Portraits also became more secular and more frequent, a trend which produced one of the most wonderful portraitists of all time, Hans Holbein the Younger.

Hans Holbein the Younger (c. 1497 to 1543) Holbein’s portraits from the court of Henry VIII are surely the most brilliantly realistic of any painter ever.

Technique

Harbison explains a lot about the technicality of northern Renaissance painting. Some of the most notable learnings for me were:

Panel painting

Almost all northern renaissance artworks were painted on wooden panels, ‘panel paintings’ as they’re called. It wasn’t until the 17th century that prepared canvas became the surface of choice for artists. Some works were painted on linen but almost all of these have been lost. A small number were painted directly onto metal and some onto slate.

The rise of oil painting

Most 15th century paintings were made with tempera. Tempera, also known as egg tempera, is a permanent, fast-drying painting medium consisting of coloured pigments mixed with a water-soluble binder medium, usually egg yolk. Tempera also refers to the paintings done in this medium. But as the 1400s progressed, northern artists experimented with using oil as the binding material – first mixing colour pigment with oil then applying it to prepared surfaces.

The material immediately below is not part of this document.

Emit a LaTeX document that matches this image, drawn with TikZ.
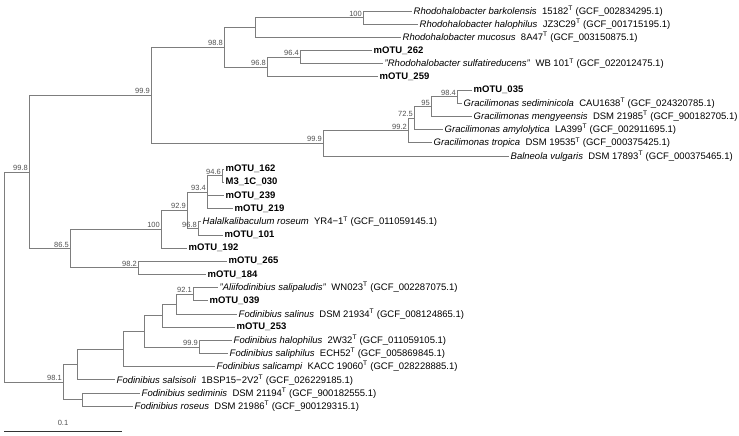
\documentclass[tikz,border=0pt]{standalone}
\usepackage{fontspec}
\setmainfont{Liberation Sans}
\usepackage{tikz}
\usetikzlibrary{positioning}
\definecolor{branchgray}{RGB}{125,125,125}
\definecolor{bootgray}{RGB}{80,80,80}
\newcommand{\tstrain}{\textsuperscript{T}}

\begin{document}
\begin{tikzpicture}[x=1pt, y=-1pt,
    branch/.style={draw=branchgray, line width=0.8pt},
    taxon/.style={anchor=west, inner sep=1.5pt, font=\fontsize{9.5}{11}\selectfont},
    otu/.style={taxon, font=\fontsize{9.5}{11}\selectfont\bfseries},
    boot/.style={anchor=south east, inner sep=1pt, font=\fontsize{7.5}{8}\selectfont, text=bootgray}]

    \useasboundingbox (0,0) rectangle (739,436);

    % Internal nodes
    \coordinate (nRoot) at (4,277);
    \coordinate (n998) at (29,171.9);
    \coordinate (n999a) at (151,95.2);
    \coordinate (n988) at (224,47.2);
    \coordinate (nRho) at (255,27.5);
    \coordinate (n100a) at (363,17.6);
    \coordinate (n968a) at (267,67);
    \coordinate (n964) at (300,57.1);
    \coordinate (n999b) at (323,143.1);
    \coordinate (n992) at (408,130.4);
    \coordinate (n725) at (414,118);
    \coordinate (n95) at (431,106.5);
    \coordinate (n984) at (457,96.6);
    \coordinate (n865) at (70,248.5);
    \coordinate (n100b) at (161,229.2);
    \coordinate (n929) at (187,210.2);
    \coordinate (n934) at (207,192.1);
    \coordinate (n946) at (222,175.6);
    \coordinate (n968b) at (198,228.3);
    \coordinate (n982) at (138,267.8);
    \coordinate (n981) at (63,382);
    \coordinate (nF5) at (77,364.4);
    \coordinate (nF4) at (123,349);
    \coordinate (nF3) at (144,331.3);
    \coordinate (nF2) at (162,315.6);
    \coordinate (nF1) at (176,304);
    \coordinate (n921) at (193,294.2);
    \coordinate (n999c) at (199,346.9);
    \coordinate (nF6) at (82,399.5);

    % Rhodohalobacter
    \node[taxon] (rbar) at (412,11) {\textit{Rhodohalobacter barkolensis}\ \ 15182\tstrain{} (GCF\_002834295.1)};
    \node[taxon] (rhal) at (418,24.2) {\textit{Rhodohalobacter halophilus}\ \ JZ3C29\tstrain{} (GCF\_001715195.1)};
    \node[taxon] (rmuc) at (401,37.3) {\textit{Rhodohalobacter mucosus}\ \ 8A47\tstrain{} (GCF\_003150875.1)};
    \node[otu] (m262) at (372,50.5) {mOTU\_262};
    \node[taxon] (rsul) at (383,63.7) {\textit{"Rhodohalobacter sulfatireducens"}\ \ WB 101\tstrain{} (GCF\_022012475.1)};
    \node[otu] (m259) at (378,76.9) {mOTU\_259};

    % Gracilimonas and Balneola
    \node[otu] (m035) at (472,90) {mOTU\_035};
    \node[taxon] (gsed) at (462,103.2) {\textit{Gracilimonas sediminicola}\ \ CAU1638\tstrain{} (GCF\_024320785.1)};
    \node[taxon] (gmen) at (472,116.4) {\textit{Gracilimonas mengyeensis}\ \ DSM 21985\tstrain{} (GCF\_900182705.1)};
    \node[taxon] (gamy) at (443,129.5) {\textit{Gracilimonas amylolytica}\ \ LA399\tstrain{} (GCF\_002911695.1)};
    \node[taxon] (gtro) at (432,142.7) {\textit{Gracilimonas tropica}\ \ DSM 19535\tstrain{} (GCF\_000375425.1)};
    \node[taxon] (bvul) at (509,155.9) {\textit{Balneola vulgaris}\ \ DSM 17893\tstrain{} (GCF\_000375465.1)};

    % Halalkalibaculum
    \node[otu] (m162) at (224,169) {mOTU\_162};
    \node[otu] (m3c) at (224,182.2) {M3\_1C\_030};
    \node[otu] (m239) at (224,195.4) {mOTU\_239};
    \node[otu] (m219) at (233,208.6) {mOTU\_219};
    \node[taxon] (hros) at (201,221.7) {\textit{Halalkalibaculum roseum}\ \ YR4−1\tstrain{} (GCF\_011059145.1)};
    \node[otu] (m101) at (223,234.9) {mOTU\_101};
    \node[otu] (m192) at (187,248.1) {mOTU\_192};
    \node[otu] (m265) at (227,261.2) {mOTU\_265};
    \node[otu] (m184) at (206,274.4) {mOTU\_184};

    % Fodinibius
    \node[taxon] (asal) at (218,287.6) {\textit{"Aliifodinibius salipaludis"}\ \ WN023\tstrain{} (GCF\_002287075.1)};
    \node[otu] (m039) at (208,300.8) {mOTU\_039};
    \node[taxon] (fsaln) at (237,313.9) {\textit{Fodinibius salinus}\ \ DSM 21934\tstrain{} (GCF\_008124865.1)};
    \node[otu] (m253) at (235,327.1) {mOTU\_253};
    \node[taxon] (fhal) at (232,340.3) {\textit{Fodinibius halophilus}\ \ 2W32\tstrain{} (GCF\_011059105.1)};
    \node[taxon] (fsph) at (228,353.4) {\textit{Fodinibius saliphilus}\ \ ECH52\tstrain{} (GCF\_005869845.1)};
    \node[taxon] (fsalc) at (215,366.6) {\textit{Fodinibius salicampi}\ \ KACC 19060\tstrain{} (GCF\_028228885.1)};
    \node[taxon] (fsals) at (115,379.8) {\textit{Fodinibius salsisoli}\ \ 1BSP15−2V2\tstrain{} (GCF\_026229185.1)};
    \node[taxon] (fsed) at (140,392.9) {\textit{Fodinibius sediminis}\ \ DSM 21194\tstrain{} (GCF\_900182555.1)};
    \node[taxon] (fros) at (133,406.1) {\textit{Fodinibius roseus}\ \ DSM 21986\tstrain{} (GCF\_900129315.1)};

    % Branches
    \draw[branch] (nRoot) |- (n998) (nRoot) |- (n981);
    \draw[branch] (n998) |- (n999a) (n998) |- (n865);
    \draw[branch] (n999a) |- (n988) (n999a) |- (n999b);
    \draw[branch] (n988) |- (nRho) (n988) |- (n968a);
    \draw[branch] (nRho) |- (n100a) (nRho) |- (rmuc);
    \draw[branch] (n100a) |- (rbar) (n100a) |- (rhal);
    \draw[branch] (n968a) |- (n964) (n968a) |- (m259);
    \draw[branch] (n964) |- (m262) (n964) |- (rsul);
    \draw[branch] (n999b) |- (n992) (n999b) |- (bvul);
    \draw[branch] (n992) |- (n725) (n992) |- (gtro);
    \draw[branch] (n725) |- (n95) (n725) |- (gamy);
    \draw[branch] (n95) |- (n984) (n95) |- (gmen);
    \draw[branch] (n984) |- (m035) (n984) |- (gsed);
    \draw[branch] (n865) |- (n100b) (n865) |- (n982);
    \draw[branch] (n100b) |- (n929) (n100b) |- (m192);
    \draw[branch] (n929) |- (n934) (n929) |- (n968b);
    \draw[branch] (n934) |- (n946) (n934) |- (m239) (n934) |- (m219);
    \draw[branch] (n946) |- (m162) (n946) |- (m3c);
    \draw[branch] (n968b) |- (hros) (n968b) |- (m101);
    \draw[branch] (n982) |- (m265) (n982) |- (m184);
    \draw[branch] (n981) |- (nF5) (n981) |- (nF6);
    \draw[branch] (nF5) |- (nF4) (nF5) |- (fsals);
    \draw[branch] (nF4) |- (nF3) (nF4) |- (fsalc);
    \draw[branch] (nF3) |- (nF2) (nF3) |- (n999c);
    \draw[branch] (nF2) |- (nF1) (nF2) |- (m253);
    \draw[branch] (nF1) |- (n921) (nF1) |- (fsaln);
    \draw[branch] (n921) |- (asal) (n921) |- (m039);
    \draw[branch] (n999c) |- (fhal) (n999c) |- (fsph);
    \draw[branch] (nF6) |- (fsed) (nF6) |- (fros);

    % Bootstrap values
    \node[boot] (b998) at (n998) {99.8};
    \node[boot] (b999a) at (n999a) {99.9};
    \node[boot] (b988) at (n988) {98.8};
    \node[boot] (b100a) at (n100a) {100};
    \node[boot] (b968a) at (n968a) {96.8};
    \node[boot] (b964) at (n964) {96.4};
    \node[boot] (b999b) at (n999b) {99.9};
    \node[boot] (b992) at (n992) {99.2};
    \node[boot] (b725) at (n725) {72.5};
    \node[boot] (b95) at (n95) {95};
    \node[boot] (b984) at (n984) {98.4};
    \node[boot] (b865) at (n865) {86.5};
    \node[boot] (b100b) at (n100b) {100};
    \node[boot] (b929) at (n929) {92.9};
    \node[boot] (b934) at (n934) {93.4};
    \node[boot] (b946) at (n946) {94.6};
    \node[boot] (b968b) at (n968b) {96.8};
    \node[boot] (b982) at (n982) {98.2};
    \node[boot] (b981) at (n981) {98.1};
    \node[boot] (b921) at (n921) {92.1};
    \node[boot] (b999c) at (n999c) {99.9};

    % Scale bar
    \coordinate (sbL) at (4,431);
    \coordinate (sbR) at (122,431);
    \coordinate (sbM) at (63,431);
    \draw[draw=black!80, line width=0.8pt] (sbL) -- (sbR);
    \node[boot, anchor=south, above=4pt of sbM] (sbText) {0.1};
\end{tikzpicture}
\end{document}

Most of these new ‘oil’ paintings were built up from multiple layers. This required paintings to be put to one side for weeks at a time to fully dry before the next level could be done – a repetitive process which explains the incredibly deep, rich and luminous colours you see in these works.

Most Renaissance sources credited the northern European painters of the 15th century, and Jan van Eyck in particular, with the ‘invention’ of painting with oil media on wood panel supports (‘support’ is the technical term for the underlying backing of a painting). There is ongoing debate about where precisely it originated but it was definitely a northern invention which headed south into Italy.

Destruction and loss

The vast majority of European art has been lost.

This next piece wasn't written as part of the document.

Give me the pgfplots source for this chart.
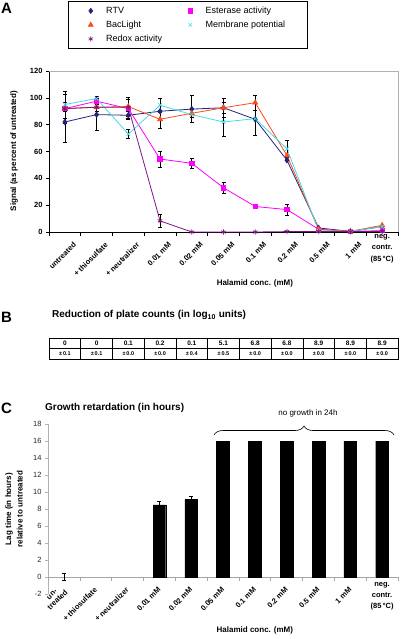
\documentclass[border=0pt]{standalone}
\usepackage{pgfplots}
\pgfplotsset{compat=1.18}
\usepackage{fontspec}
\setmainfont{Liberation Sans}
\usetikzlibrary{decorations.pathreplacing}
\definecolor{rtv}{RGB}{35,35,125}
\definecolor{bac}{RGB}{255,75,25}
\definecolor{redox}{RGB}{125,20,130}
\definecolor{est}{RGB}{255,0,255}
\definecolor{mem}{RGB}{70,220,225}
\pgfplotsset{
  errstyle/.style={error bars/.cd, y dir=both, y explicit,
    error bar style={black,line width=0.6pt},
    error mark options={rotate=90,black,mark size=2pt,line width=0.6pt}},
}
\begin{document}
\begin{tikzpicture}
\useasboundingbox (0,0) rectangle (400pt,-639pt);
\begin{scope}[x=1pt,y=1pt]
% panel letters
\node[font=\fontsize{15}{16}\selectfont\bfseries, inner sep=0pt] at (6.5,-8.5) {A};
\node[font=\fontsize{15}{16}\selectfont\bfseries, inner sep=0pt] at (6.5,-317) {B};
\node[font=\fontsize{15}{16}\selectfont\bfseries, inner sep=0pt] at (6.5,-408) {C};
% panel B
\node[anchor=west, font=\fontsize{10}{11}\selectfont\bfseries, inner sep=0pt] at (52,-315) {Reduction of plate counts (in log\textsubscript{10} units)};
\draw[line width=0.5pt] (49,-348.5) -- (398,-348.5);
\foreach \i in {1,...,10} {\draw[line width=0.5pt] ({49+\i*31.727},-338) -- ({49+\i*31.727},-359);}
\draw[line width=0.9pt] (49,-338) rectangle (398,-359);
\foreach \v [count=\i from 0] in {0,0,0.1,0.2,0.1,5.1,6.8,6.8,8.9,8.9,8.9}
  {\node[font=\fontsize{6.5}{7}\selectfont\bfseries, inner sep=0pt] at ({49+31.727*(\i+0.5)},-343.3) {\v};}
\foreach \v [count=\i from 0] in {0.1,0.1,0.0,0.0,0.4,0.5,0.0,0.0,0.0,0.0,0.0}
  {\node[font=\fontsize{5.5}{6}\selectfont\bfseries, inner sep=0pt] at ({49+31.727*(\i+0.5)},-353.8) {±\,\v};}
% panel C title and brace
\node[anchor=west, font=\fontsize{10}{11}\selectfont\bfseries, inner sep=0pt] at (45,-408) {Growth retardation (in hours)};
\draw[decorate, decoration={brace, amplitude=9pt}, line width=0.6pt] (214,-435) -- (394,-435);
\node[font=\fontsize{8}{9}\selectfont] at (308,-413) {no growth in 24h};
\end{scope}

% ---------------- Panel A ----------------
\begin{axis}[
  at={(49pt,-232pt)}, anchor=south west, scale only axis,
  width=349pt, height=161pt,
  xmin=-0.5, xmax=10.5, ymin=0, ymax=120,
  axis x line*=bottom, axis y line*=left,
  axis line style={black, line width=0.6pt},
  ytick={0,20,...,120},
  xtick={0,...,9},
  xticklabels={untreated, + thiosulfate, + neutralizer, 0.01 mM, 0.02 mM, 0.05 mM, 0.1 mM, 0.2 mM, 0.5 mM, 1 mM},
  minor xtick={-0.5,0.5,...,10.5},
  major x tick style={draw=none},
  minor x tick style={black, line width=0.5pt},
  y tick style={black, line width=0.5pt},
  tick align=outside, major tick length=3pt, minor tick length=4pt,
  /pgf/number format/assume math mode=true,
  yticklabel style={font=\fontsize{7.5}{8}\selectfont\bfseries},
  xticklabel style={font=\fontsize{7.5}{8}\selectfont\bfseries, rotate=45, anchor=east, inner sep=0pt, xshift=1pt, yshift=-13pt},
  ylabel={Signal (as percent of untreated)},
  ylabel style={font=\fontsize{8}{9}\selectfont\bfseries, at={(axis description cs:-0.1003,0.503)}, anchor=center},
  xlabel={Halamid conc. (mM)},
  xlabel style={font=\fontsize{8}{9}\selectfont\bfseries, at={(axis description cs:0.59,-0.317)}, anchor=center},
  clip=false,
  legend columns=2,
  legend cell align=left,
  legend style={at={(rel axis cs:0.0544,1.4348)}, anchor=north west, draw=black, line width=0.7pt,
    font=\fontsize{9}{10}\selectfont, inner xsep=20pt, inner ysep=3.5pt, row sep=2pt,
    /tikz/every odd column/.append style={column sep=11pt},
    /tikz/every even column/.append style={column sep=24pt}},
  legend image code/.code={\draw[#1, line width=0.6pt] plot[only marks] coordinates {(0pt,0pt)};},
]
\draw[gray!60, line width=0.6pt] (rel axis cs:0,1) -- (rel axis cs:1,1) -- (rel axis cs:1,0);
% RTV
\addplot[color=rtv, line width=0.8pt, mark=diamond*, mark size=2.6pt, errstyle] coordinates {
(0,82) +- (0,15) (1,87.5) +- (0,12) (2,87) +- (0,3) (3,90) +- (0,1) (4,91.6) +- (0,10)
(5,92.6) +- (0,4) (6,84) +- (0,12) (7,53.5) +- (0,0) (8,3) +- (0,0) (9,0.5) +- (0,0) (10,4) +- (0,0)};
\addlegendentry{RTV}
% Esterase
\addplot[color=est, line width=0.8pt, mark=square*, mark size=2.2pt, errstyle] coordinates {
(0,92) +- (0,2) (1,97.5) +- (0,2) (2,92) +- (0,7) (3,54.4) +- (0,6) (4,51.2) +- (0,3.5)
(5,33) +- (0,4.4) (6,19) +- (0,1) (7,16.7) +- (0,4) (8,2) +- (0,0) (9,0.5) +- (0,0) (10,1) +- (0,0)};
\addlegendentry{Esterase activity}
% BacLight
\addplot[color=bac, line width=0.8pt, mark=triangle*, mark size=2.8pt, errstyle] coordinates {
(0,92) +- (0,11) (1,93) +- (0,3) (2,93.5) +- (0,7) (3,84) +- (0,7) (4,88.5) +- (0,3)
(5,92.6) +- (0,7) (6,96.4) +- (0,5.5) (7,57) +- (0,0) (8,2) +- (0,0) (9,0.5) +- (0,0) (10,5) +- (0,0)};
\addlegendentry{BacLight}
% Membrane potential
\addplot[color=mem, line width=0.8pt, mark=x, mark size=2.6pt, errstyle] coordinates {
(0,95) +- (0,10) (1,99.5) +- (0,1.5) (2,73) +- (0,3.5) (3,94.5) +- (0,5) (4,87.5) +- (0,0)
(5,82) +- (0,10.5) (6,84.5) +- (0,0) (7,62) +- (0,6) (8,1) +- (0,0) (9,0.5) +- (0,0) (10,4) +- (0,0)};
\addlegendentry{Membrane potential}
% Redox
\addplot[color=redox, line width=0.8pt, mark=asterisk, mark size=2.6pt, errstyle] coordinates {
(0,92) +- (0,0) (1,93) +- (0,0) (2,93) +- (0,0) (3,8.3) +- (0,4.7) (4,0) +- (0,0)
(5,0) +- (0,0) (6,0) +- (0,0) (7,0.3) +- (0,0) (8,0.3) +- (0,0) (9,0.3) +- (0,0) (10,0.5) +- (0,0)};
\addlegendentry{Redox activity}
\node[font=\fontsize{7.5}{11.5}\selectfont\bfseries, align=center, anchor=north, inner sep=0pt, yshift=-2pt] at (axis cs:10,0) {neg.\\contr.\\(85\,°C)};
\end{axis}

% ---------------- Panel C ----------------
\begin{axis}[
  at={(48pt,-594pt)}, anchor=south west, scale only axis,
  width=350pt, height=170pt,
  xmin=-0.5, xmax=10.5, ymin=-2, ymax=18,
  axis x line*=bottom, axis y line*=left,
  x axis line style={draw=none},
  y axis line style={gray!60, line width=0.6pt},
  ytick={-2,0,...,18},
  xtick={0,...,9},
  xticklabels={{un-\\treated}, + thiosulfate, + neutralizer, 0.01 mM, 0.02 mM, 0.05 mM, 0.1 mM, 0.2 mM, 0.5 mM, 1 mM},
  major x tick style={draw=none},
  y tick style={gray!60, line width=0.5pt},
  tick align=outside, major tick length=3pt,
  /pgf/number format/assume math mode=true,
  yticklabel style={font=\fontsize{7.5}{8}\selectfont, text=black!85},
  xticklabel style={font=\fontsize{7.5}{8}\selectfont\bfseries, rotate=45, anchor=east, inner sep=0pt, align=center, xshift=6pt, yshift=6pt},
  ylabel={Lag time (in hours)\\relative to untreated},
  ylabel style={font=\fontsize{8}{11.5}\selectfont\bfseries, align=center, at={(axis description cs:-0.097,0.5)}, anchor=center},
  xlabel={Halamid conc. (mM)},
  xlabel style={font=\fontsize{8}{9}\selectfont\bfseries, at={(axis description cs:0.591,-0.212)}, anchor=center},
  clip=false,
]
\draw[gray!70, line width=0.6pt] (axis cs:-0.5,0) -- (axis cs:10.5,0);
\pgfplotsinvokeforeach{-0.5,0.5,1.5,2.5,3.5,4.5,5.5,6.5,7.5,8.5,9.5,10.5}{\draw[gray!70, line width=0.5pt] (axis cs:#1,0) -- ++(0pt,-4pt);}
\addplot[ybar, bar width=12.7pt, fill=black, draw=black, errstyle] coordinates {
(3,8.5) +- (0,0.35) (4,9.1) +- (0,0.35) (5,16) +- (0,0) (6,16) +- (0,0) (7,16) +- (0,0)
(8,16) +- (0,0) (9,16) +- (0,0) (10,16) +- (0,0)};
\addplot[draw=none, mark=none, forget plot, errstyle] coordinates {(0,0) +- (0,0.4)};
\node[font=\fontsize{7.5}{11}\selectfont\bfseries, align=center, anchor=north, inner sep=0pt, yshift=-5pt] at (axis cs:10,0) {neg.\\contr.\\(85\,°C)};
\end{axis}
\end{tikzpicture}
\end{document}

  • Much of it was created for ephemeral purposes in the first place – for ceremonies, processions, pageants or plays – and thrown away once the occasion had passed.
  • Thus, much effort and creativity was expended painting on fabrics, such as linen or flags, on backdrops and sets and panels, which have rotted and disappeared.
  • Huge numbers of paintings in the churches of northern Europe were lost forever when they were painted over with whitewash during the Reformation. Outbreaks of popular or state-sanctioned iconoclasm also saw the systematic destruction of statues, wooden tracery and decorative features – all defaced or thrown out and burned in the decades after 1520.
  • Successive wars wreaked local havoc, destroying in particular castles which would have held collections of art sponsored by rich aristocrats. As an example, only ten paintings and thirty-five drawings survive of the entire life’s work of Matthias Grünewald – ‘many others were lost at sea in the Baltic on their way to Sweden as war booty’.
  • The destruction of the Great War – epitomised by the German army’s deliberate burning of the manuscript library at Louvain – was essentially localised to north-west Europe.
  • But the destruction of the second World War ranged all across Europe, deep into Russia and involved the destruction of countless churches, galleries, museums, libraries, stately homes, castles and chateaux where art works could be stored. Dresden. Hamburg. Monte Cassino. The loss was immense.

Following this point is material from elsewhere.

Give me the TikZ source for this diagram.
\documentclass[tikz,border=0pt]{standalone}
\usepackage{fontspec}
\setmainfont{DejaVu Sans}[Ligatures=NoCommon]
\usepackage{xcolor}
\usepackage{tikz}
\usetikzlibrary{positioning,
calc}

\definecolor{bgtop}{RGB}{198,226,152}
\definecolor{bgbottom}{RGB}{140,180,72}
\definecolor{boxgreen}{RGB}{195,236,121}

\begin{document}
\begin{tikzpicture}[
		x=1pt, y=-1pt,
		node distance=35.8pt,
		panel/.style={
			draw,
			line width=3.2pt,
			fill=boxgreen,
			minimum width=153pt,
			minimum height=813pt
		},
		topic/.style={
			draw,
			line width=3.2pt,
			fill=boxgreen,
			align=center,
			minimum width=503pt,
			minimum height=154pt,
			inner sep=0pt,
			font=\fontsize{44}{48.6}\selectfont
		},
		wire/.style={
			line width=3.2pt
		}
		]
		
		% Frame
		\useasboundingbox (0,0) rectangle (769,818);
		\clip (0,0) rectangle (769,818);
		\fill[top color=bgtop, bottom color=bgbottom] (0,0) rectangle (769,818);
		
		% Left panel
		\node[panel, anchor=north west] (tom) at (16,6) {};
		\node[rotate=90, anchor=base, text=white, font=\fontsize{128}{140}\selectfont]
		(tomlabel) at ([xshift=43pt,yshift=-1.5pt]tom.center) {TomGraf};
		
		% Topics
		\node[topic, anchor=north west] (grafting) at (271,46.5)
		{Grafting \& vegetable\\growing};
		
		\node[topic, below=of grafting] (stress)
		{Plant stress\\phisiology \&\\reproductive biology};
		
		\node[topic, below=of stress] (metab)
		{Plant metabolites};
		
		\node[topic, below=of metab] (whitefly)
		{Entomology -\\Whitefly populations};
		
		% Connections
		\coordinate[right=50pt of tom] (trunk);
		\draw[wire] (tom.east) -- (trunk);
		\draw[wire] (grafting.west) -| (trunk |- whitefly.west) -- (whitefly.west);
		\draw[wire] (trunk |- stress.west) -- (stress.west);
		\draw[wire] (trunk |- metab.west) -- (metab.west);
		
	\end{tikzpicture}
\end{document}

It’s always worth remembering that the comfortable lives we live now actually take place amid the ruins of an almost incomprehensibly destructive series of wars, religious spasms and conflagrations, and that the art we view in the hushed environments of art galleries is not an accurate reflection of what was painted and created in Europe, but are the scattered remnants and lucky survivors from a continent of incessant destruction and artistic holocaust.


Where to see some Northern Renaissance art

You can see some masterpieces from this period for free in the Sainsbury Wing of the National Gallery (in London):

You can see the fabulous Seilern Triptych by Robert Campin in room 1 of the Courtauld Gallery, off the Strand, which currently costs £7 admission price, but is worth it for the stunning collection of masterpieces from these medieval pieces through the French post-Impressionists.